Many people—even some conservatives—have concluded that the presidency of Donald Trump poses an obstacle to racial progress, not to mention American democracy and the rule of law, and that he must as a consequence be voted out in November. Historical evidence strongly suggests that rioting threatens that goal (which is why the president is stoking the flames rather than trying to calm everybody down). Princeton political scientist Omar Wasow achieved overnight celebrity (and perhaps the least disputatious interview Isaac Chotiner ever performed) with his very well-timed paper demonstrating that American public opinion in the late 1960s and early 1970s was extremely sensitive to whether protesters were peaceful or violent. When social-justice protest turned violent, Republican candidates benefited.
Writing in Mother Jones and the New Republic, Rick Pearlstein and Walter Shapiro (two other writers I admire) argue that’s way too simplistic.
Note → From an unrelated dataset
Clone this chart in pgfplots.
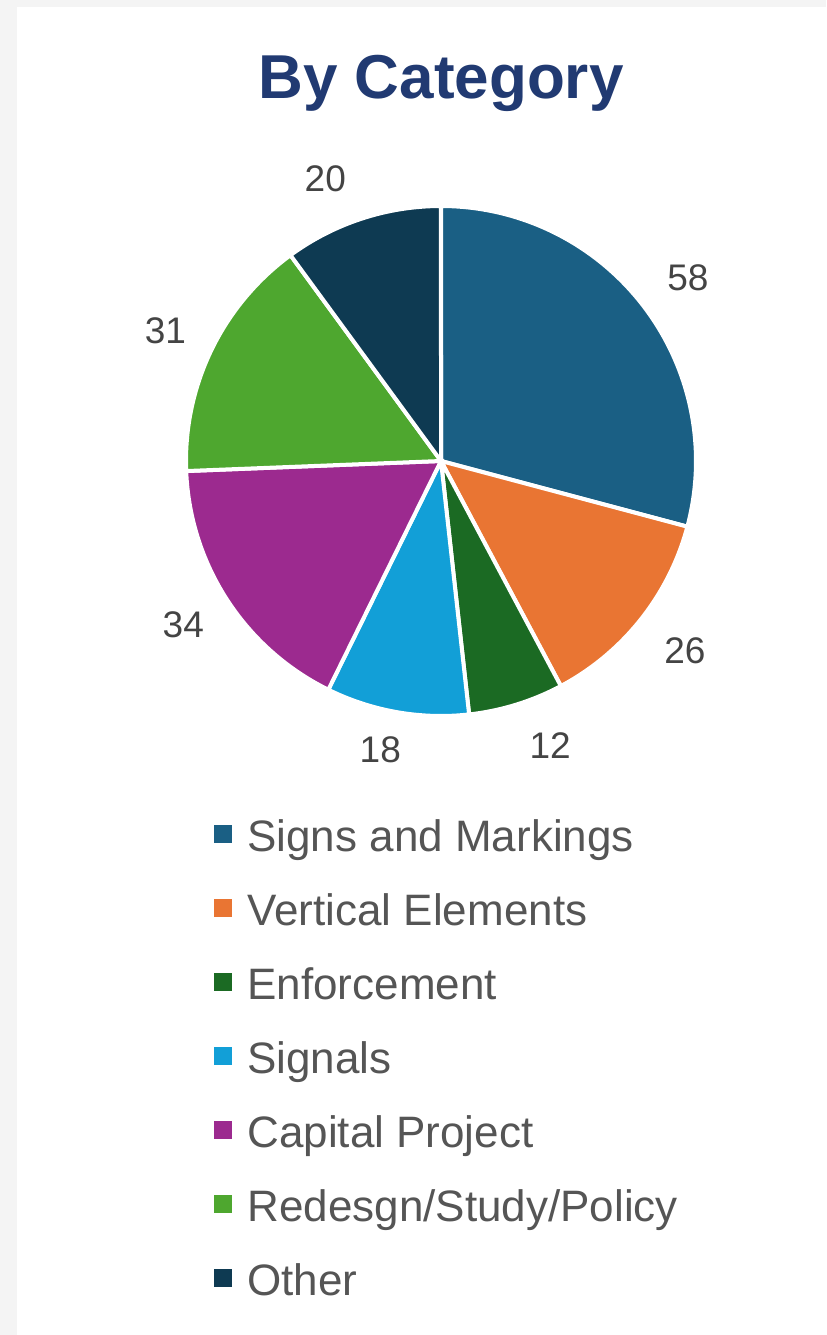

Sure, they say, Richard Nixon won the presidency in 1968 in part by campaigning on the issue of law and order, but two years later Nixon failed in his attempt to turn the 1970 midterms into a referendum on that subject.
But the story doesn’t end there. In 1972 Nixon won in a landslide victory against George McGovern. Law and order did not perhaps loom that year as large as other issues, like Vietnam and busing, but the voting public’s rejection of McGovern marked the beginning of a sort of collective hangover from the 1960s that lasted well into the 1990s. Many working people felt that life was spinning out of control. That’s why the ludicrously unfair accusation by Nixon partisans that McGovern was the candidate of “acid, amnesty, and abortion” gained traction.
And yes, law and order did figure in that election. The pollster George Gallup identified it as “the hidden issue” in the 1972 race. “Blue collar workers feared that McGovern would encourage a permissive society that would fail to provide safe streets and cities,” Gallup wrote. A 46 percent plurality of this group, which “traditionally cast their ballots for Democratic presidential candidates” (that would of course change), held that view one month before the election, making public safety “perhaps the most important reason for their high rate of defection.”
The president, who turned 21 during the “long, hot summer” of riots in 1967, appears to harbor a nostalgia for urban unrest. In his inaugural speech he baffled his audience by speaking of an “American carnage” that was nowhere in evidence. Now the cities are burning again, and if it continues Trump just may win reelection. “You want to know what four more years of Trump could look like in America?,” John Judis wrote Saturday in Talking Points Memo:
Think of the protests in Minneapolis and elsewhere, on the one hand, and the armed militias in state capitols demanding that the states “open up.” Magnify their numbers and frequency. Think of America from 1854 to 1860 or during Nixon’s first term, when there were about four bombings a day. It’s not a pretty picture, and it’s one that I desperately hope that we can avoid.